One day, about a year ago, she grabbed my hand, examined my grandmother’s ring and stated that it was the ring she would like to be given as a commitment ring. I had been thinking of resizing the ring and giving it to her for Christmas. But she doesn’t want it from me, she wants it from him.
I spoke to him privately, assuming they had discussed this issue, that he was fine with the idea, and told him he could have the ring to give to her if he wanted. If he didn’t, I was going to give it to her. He asked me not to.
Since then, multiple of their milestone dates have passed and he has not asked for the ring. I even “accidentally” broke the shaft so it can be resized without her getting suspicious that I no longer wear it.

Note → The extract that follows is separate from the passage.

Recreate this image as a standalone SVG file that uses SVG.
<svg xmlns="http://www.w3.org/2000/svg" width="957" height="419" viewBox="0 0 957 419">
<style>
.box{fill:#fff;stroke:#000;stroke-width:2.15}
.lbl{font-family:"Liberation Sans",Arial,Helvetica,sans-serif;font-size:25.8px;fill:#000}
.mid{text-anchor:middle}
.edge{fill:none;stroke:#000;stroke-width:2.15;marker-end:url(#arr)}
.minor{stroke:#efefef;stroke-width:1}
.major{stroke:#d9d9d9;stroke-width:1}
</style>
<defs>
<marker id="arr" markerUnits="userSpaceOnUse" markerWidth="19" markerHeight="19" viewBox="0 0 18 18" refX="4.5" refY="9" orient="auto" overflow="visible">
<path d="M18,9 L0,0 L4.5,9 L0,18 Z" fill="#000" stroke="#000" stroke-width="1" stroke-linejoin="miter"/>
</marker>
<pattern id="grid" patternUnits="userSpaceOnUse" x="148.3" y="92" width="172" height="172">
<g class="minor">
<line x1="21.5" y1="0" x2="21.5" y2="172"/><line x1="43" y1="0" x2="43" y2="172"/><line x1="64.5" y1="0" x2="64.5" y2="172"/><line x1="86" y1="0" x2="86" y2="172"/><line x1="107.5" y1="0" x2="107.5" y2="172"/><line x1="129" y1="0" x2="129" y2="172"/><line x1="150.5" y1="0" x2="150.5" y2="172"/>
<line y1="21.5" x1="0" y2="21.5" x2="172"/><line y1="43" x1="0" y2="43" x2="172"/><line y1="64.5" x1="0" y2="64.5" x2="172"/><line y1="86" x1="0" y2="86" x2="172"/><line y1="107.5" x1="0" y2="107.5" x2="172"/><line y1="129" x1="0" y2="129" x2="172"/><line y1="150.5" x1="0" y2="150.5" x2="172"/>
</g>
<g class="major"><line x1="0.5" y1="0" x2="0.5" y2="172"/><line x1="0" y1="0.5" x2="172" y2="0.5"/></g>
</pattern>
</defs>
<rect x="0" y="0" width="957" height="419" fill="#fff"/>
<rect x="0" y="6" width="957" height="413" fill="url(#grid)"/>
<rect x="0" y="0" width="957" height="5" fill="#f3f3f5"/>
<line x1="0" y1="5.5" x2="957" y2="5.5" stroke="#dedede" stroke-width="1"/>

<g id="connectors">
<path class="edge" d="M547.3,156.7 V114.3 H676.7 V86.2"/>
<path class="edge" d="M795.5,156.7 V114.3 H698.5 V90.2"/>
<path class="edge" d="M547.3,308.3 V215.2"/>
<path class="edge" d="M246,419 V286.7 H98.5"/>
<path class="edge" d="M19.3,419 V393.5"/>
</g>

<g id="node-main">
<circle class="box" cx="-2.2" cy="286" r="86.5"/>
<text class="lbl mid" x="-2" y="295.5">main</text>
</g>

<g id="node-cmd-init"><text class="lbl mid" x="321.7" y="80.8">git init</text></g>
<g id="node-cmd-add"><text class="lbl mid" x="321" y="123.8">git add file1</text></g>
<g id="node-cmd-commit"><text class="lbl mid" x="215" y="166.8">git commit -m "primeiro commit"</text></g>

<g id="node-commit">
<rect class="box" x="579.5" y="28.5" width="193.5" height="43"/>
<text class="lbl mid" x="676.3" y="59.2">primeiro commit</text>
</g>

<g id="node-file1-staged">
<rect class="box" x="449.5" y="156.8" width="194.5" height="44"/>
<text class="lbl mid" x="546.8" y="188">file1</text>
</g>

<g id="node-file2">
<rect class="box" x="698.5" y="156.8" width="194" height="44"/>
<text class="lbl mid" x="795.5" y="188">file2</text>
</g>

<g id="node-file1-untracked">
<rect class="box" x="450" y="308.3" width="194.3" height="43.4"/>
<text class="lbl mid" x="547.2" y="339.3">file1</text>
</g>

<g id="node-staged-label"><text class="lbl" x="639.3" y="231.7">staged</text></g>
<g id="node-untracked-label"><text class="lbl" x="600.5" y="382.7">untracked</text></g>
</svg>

I’m stuck. I want to SEE her with that ring before I’m gone, so do I go ahead and give it to her myself and risk her disappointment that he didn’t step up? What do I do?
— Stuck
A: Actually, this is not a dilemma. (Thus, the dilemma.)
Much as I appreciate the handing down of family traditions, I think it’s time to put a hard stop to this one.
I don’t mean the ring.
I mean the ring reverence. What was wrong with being 28 and not having an engagement ring?
It’s lovely that you have your grandmother’s ring — I write that sincerely.
But the message it came with, frankly, sucked — the “only” non-engaged granddaughter warrants compassionate intervention?
I know I took a leap there, interpreting it that way, and HOPE I landed on my face with it. Because you were worthy of being seen and celebrated as is at 28, or whatever age — and if you were due for some bonus heirloom hardware for reasons completely unrelated to your partnered status, then, wonderful. Lucky you.
Cut to a generation later, though, and your ringless daughter fixes on A Ring as the commitment statement she needs. Hm.
Then she fixes on Your Ring. From him.
Then you spring to action to wrangle your ring onto her finger.
So you see where I get my crazy ideas.
Here’s the problem: Your daughter has made their commitment all about something with zero relevance to their commitment. None. If their devotion to each other is mutual and sincere, then they can doodle rings on each other with Sharpies for all it matters.
If it is not mutual and sincere, then no covert resizing of the perfect ring from the perfect source will save it.
I wish you’d had that epiphany back when she seized your hand.
She is in a hurtful situation. Five years in and he’s balking. So it’s understandable that she has shifted her gaze to something she feels she can control. Understandable, but not healthy or helpful.
So give her the ring: “This was always yours. HE will prove if you’re committed — not this or any ring.” Expect her anger, which I’m guessing won’t be about you.